Records excerpted from a collection

= = = = =

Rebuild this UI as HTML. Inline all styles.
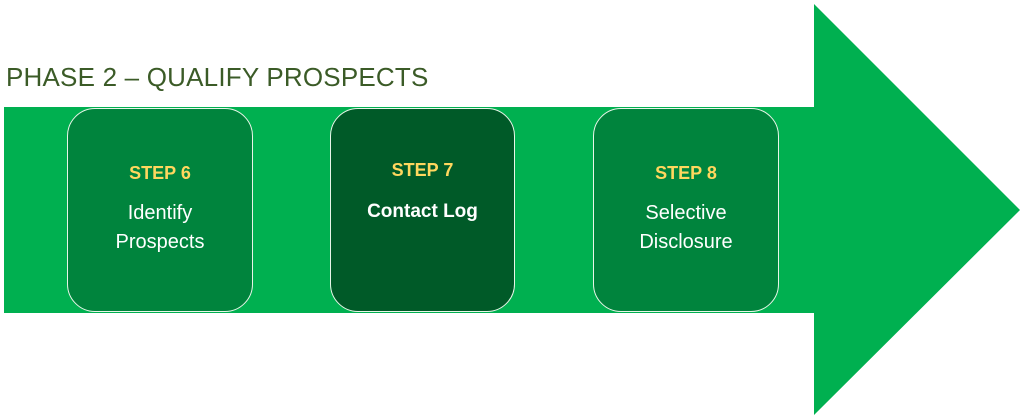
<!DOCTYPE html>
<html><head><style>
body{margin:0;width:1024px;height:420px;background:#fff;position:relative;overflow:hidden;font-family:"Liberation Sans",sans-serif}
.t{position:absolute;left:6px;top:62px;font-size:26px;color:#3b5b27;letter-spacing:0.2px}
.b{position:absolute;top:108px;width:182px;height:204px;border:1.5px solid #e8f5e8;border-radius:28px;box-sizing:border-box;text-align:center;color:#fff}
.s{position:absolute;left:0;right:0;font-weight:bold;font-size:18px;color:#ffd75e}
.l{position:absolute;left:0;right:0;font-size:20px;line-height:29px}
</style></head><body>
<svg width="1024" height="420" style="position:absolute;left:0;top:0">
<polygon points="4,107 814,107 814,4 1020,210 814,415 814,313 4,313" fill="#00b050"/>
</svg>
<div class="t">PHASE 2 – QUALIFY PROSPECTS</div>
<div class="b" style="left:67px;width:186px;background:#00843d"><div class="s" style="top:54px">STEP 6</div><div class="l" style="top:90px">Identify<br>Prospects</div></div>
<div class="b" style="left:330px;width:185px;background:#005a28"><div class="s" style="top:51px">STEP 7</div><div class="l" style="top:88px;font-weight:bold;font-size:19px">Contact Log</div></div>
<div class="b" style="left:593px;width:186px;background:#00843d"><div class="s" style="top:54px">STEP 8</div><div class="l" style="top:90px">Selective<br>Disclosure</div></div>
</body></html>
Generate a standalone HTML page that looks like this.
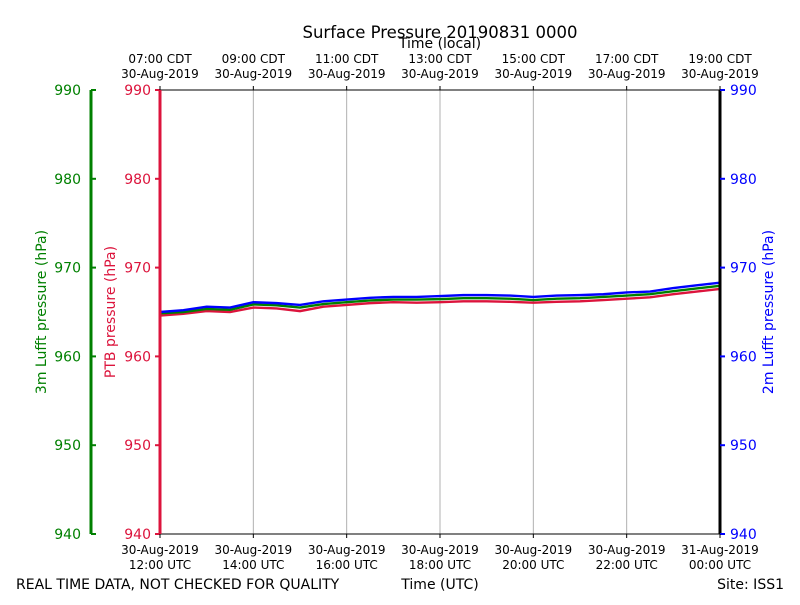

= = = = =

**PROBLEM TO WORK ON**
Make an exact copy of the records above, with the pictures left out.

**FULL ANSWER**
Rebuild this UI as HTML. Inline all styles.
<!DOCTYPE html>
<html><head><style>
body{margin:0;width:1024px;height:420px;background:#fff;position:relative;overflow:hidden;font-family:"Liberation Sans",sans-serif}
.t{position:absolute;left:6px;top:62px;font-size:26px;color:#3b5b27;letter-spacing:0.2px}
.b{position:absolute;top:108px;width:182px;height:204px;border:1.5px solid #e8f5e8;border-radius:28px;box-sizing:border-box;text-align:center;color:#fff}
.s{position:absolute;left:0;right:0;font-weight:bold;font-size:18px;color:#ffd75e}
.l{position:absolute;left:0;right:0;font-size:20px;line-height:29px}
</style></head><body>
<svg width="1024" height="420" style="position:absolute;left:0;top:0">
<polygon points="4,107 814,107 814,4 1020,210 814,415 814,313 4,313" fill="#00b050"/>
</svg>
<div class="t">PHASE 2 – QUALIFY PROSPECTS</div>
<div class="b" style="left:67px;width:186px;background:#00843d"><div class="s" style="top:54px">STEP 6</div><div class="l" style="top:90px">Identify<br>Prospects</div></div>
<div class="b" style="left:330px;width:185px;background:#005a28"><div class="s" style="top:51px">STEP 7</div><div class="l" style="top:88px;font-weight:bold;font-size:19px">Contact Log</div></div>
<div class="b" style="left:593px;width:186px;background:#00843d"><div class="s" style="top:54px">STEP 8</div><div class="l" style="top:90px">Selective<br>Disclosure</div></div>
</body></html>
Generate a standalone HTML page that looks like this.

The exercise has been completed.